### What you are asked to do
Give the material once more, word for word, without any images.

▶

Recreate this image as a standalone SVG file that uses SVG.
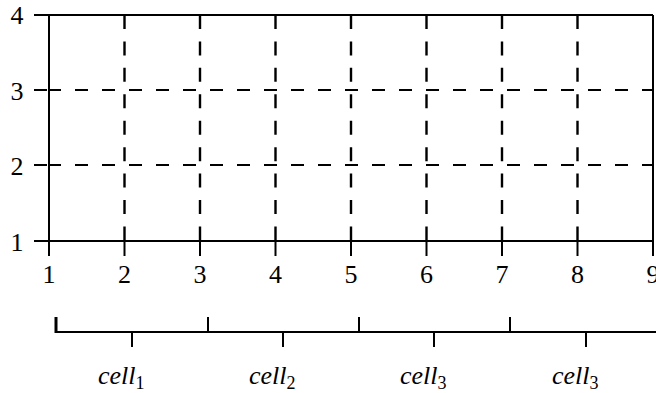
<svg xmlns="http://www.w3.org/2000/svg" width="656" height="393" viewBox="0 0 656 393">
<style>
.ax{stroke:#000;stroke-width:2;fill:none}
.vd{stroke:#000;stroke-width:2.4;fill:none;stroke-dasharray:14 12.43}
.hd{stroke:#000;stroke-width:2;fill:none;stroke-dasharray:13 14}
.num{font-family:"Liberation Serif","DejaVu Serif",serif;font-size:26px;fill:#000;text-anchor:middle}
.cell{font-family:"Liberation Serif","DejaVu Serif",serif;font-style:italic;font-size:26px;fill:#000}
.sub{font-style:normal;font-size:18px}
</style>
<rect width="656" height="393" fill="#fff"/>
<g id="grid">
  <path class="vd" d="M124.5 15V241M200 15V241M275.5 15V241M351 15V241M426.5 15V241M502 15V241M577.5 15V241"/>
  <path class="ax" d="M124.5 241V256M200 241V256M275.5 241V256M351 241V256M426.5 241V256M502 241V256M577.5 241V256"/>
  <path class="hd" d="M48 90H653M48 165H653"/>
  <path class="ax" d="M34 90H47M34 165H47"/>
</g>
<g id="axes">
  <path class="ax" d="M34 15H653M34 241H653M49 15V256M653 15V256"/>
</g>
<g id="y-labels">
  <text class="num" x="17" y="24">4</text>
  <text class="num" x="17" y="99.5">3</text>
  <text class="num" x="17" y="175">2</text>
  <text class="num" x="17" y="251">1</text>
</g>
<g id="x-labels">
  <text class="num" x="49" y="283">1</text>
  <text class="num" x="124.5" y="283">2</text>
  <text class="num" x="200" y="283">3</text>
  <text class="num" x="275.5" y="283">4</text>
  <text class="num" x="351" y="283">5</text>
  <text class="num" x="426.5" y="283">6</text>
  <text class="num" x="502" y="283">7</text>
  <text class="num" x="577.5" y="283">8</text>
  <text class="num" x="653" y="283">9</text>
</g>
<g id="cell-bar">
  <path class="ax" d="M56 332H656M208 317V332M359 317V332M510 317V332M132 332V347M283 332V347M434 332V347M586 332V347"/>
  <path class="ax" style="stroke-width:3" d="M56 317V333"/>
</g>
<g id="cell-labels">
  <text class="cell" x="98" y="384">cell<tspan class="sub" dy="5">1</tspan></text>
  <text class="cell" x="249" y="384">cell<tspan class="sub" dy="5">2</tspan></text>
  <text class="cell" x="400" y="384">cell<tspan class="sub" dy="5">3</tspan></text>
  <text class="cell" x="552" y="384">cell<tspan class="sub" dy="5">3</tspan></text>
</g>
</svg>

◀

### Complete output
Recreate this image as a standalone SVG file that uses SVG.
<svg xmlns="http://www.w3.org/2000/svg" width="656" height="393" viewBox="0 0 656 393">
<style>
.ax{stroke:#000;stroke-width:2;fill:none}
.vd{stroke:#000;stroke-width:2.4;fill:none;stroke-dasharray:14 12.43}
.hd{stroke:#000;stroke-width:2;fill:none;stroke-dasharray:13 14}
.num{font-family:"Liberation Serif","DejaVu Serif",serif;font-size:26px;fill:#000;text-anchor:middle}
.cell{font-family:"Liberation Serif","DejaVu Serif",serif;font-style:italic;font-size:26px;fill:#000}
.sub{font-style:normal;font-size:18px}
</style>
<rect width="656" height="393" fill="#fff"/>
<g id="grid">
  <path class="vd" d="M124.5 15V241M200 15V241M275.5 15V241M351 15V241M426.5 15V241M502 15V241M577.5 15V241"/>
  <path class="ax" d="M124.5 241V256M200 241V256M275.5 241V256M351 241V256M426.5 241V256M502 241V256M577.5 241V256"/>
  <path class="hd" d="M48 90H653M48 165H653"/>
  <path class="ax" d="M34 90H47M34 165H47"/>
</g>
<g id="axes">
  <path class="ax" d="M34 15H653M34 241H653M49 15V256M653 15V256"/>
</g>
<g id="y-labels">
  <text class="num" x="17" y="24">4</text>
  <text class="num" x="17" y="99.5">3</text>
  <text class="num" x="17" y="175">2</text>
  <text class="num" x="17" y="251">1</text>
</g>
<g id="x-labels">
  <text class="num" x="49" y="283">1</text>
  <text class="num" x="124.5" y="283">2</text>
  <text class="num" x="200" y="283">3</text>
  <text class="num" x="275.5" y="283">4</text>
  <text class="num" x="351" y="283">5</text>
  <text class="num" x="426.5" y="283">6</text>
  <text class="num" x="502" y="283">7</text>
  <text class="num" x="577.5" y="283">8</text>
  <text class="num" x="653" y="283">9</text>
</g>
<g id="cell-bar">
  <path class="ax" d="M56 332H656M208 317V332M359 317V332M510 317V332M132 332V347M283 332V347M434 332V347M586 332V347"/>
  <path class="ax" style="stroke-width:3" d="M56 317V333"/>
</g>
<g id="cell-labels">
  <text class="cell" x="98" y="384">cell<tspan class="sub" dy="5">1</tspan></text>
  <text class="cell" x="249" y="384">cell<tspan class="sub" dy="5">2</tspan></text>
  <text class="cell" x="400" y="384">cell<tspan class="sub" dy="5">3</tspan></text>
  <text class="cell" x="552" y="384">cell<tspan class="sub" dy="5">3</tspan></text>
</g>
</svg>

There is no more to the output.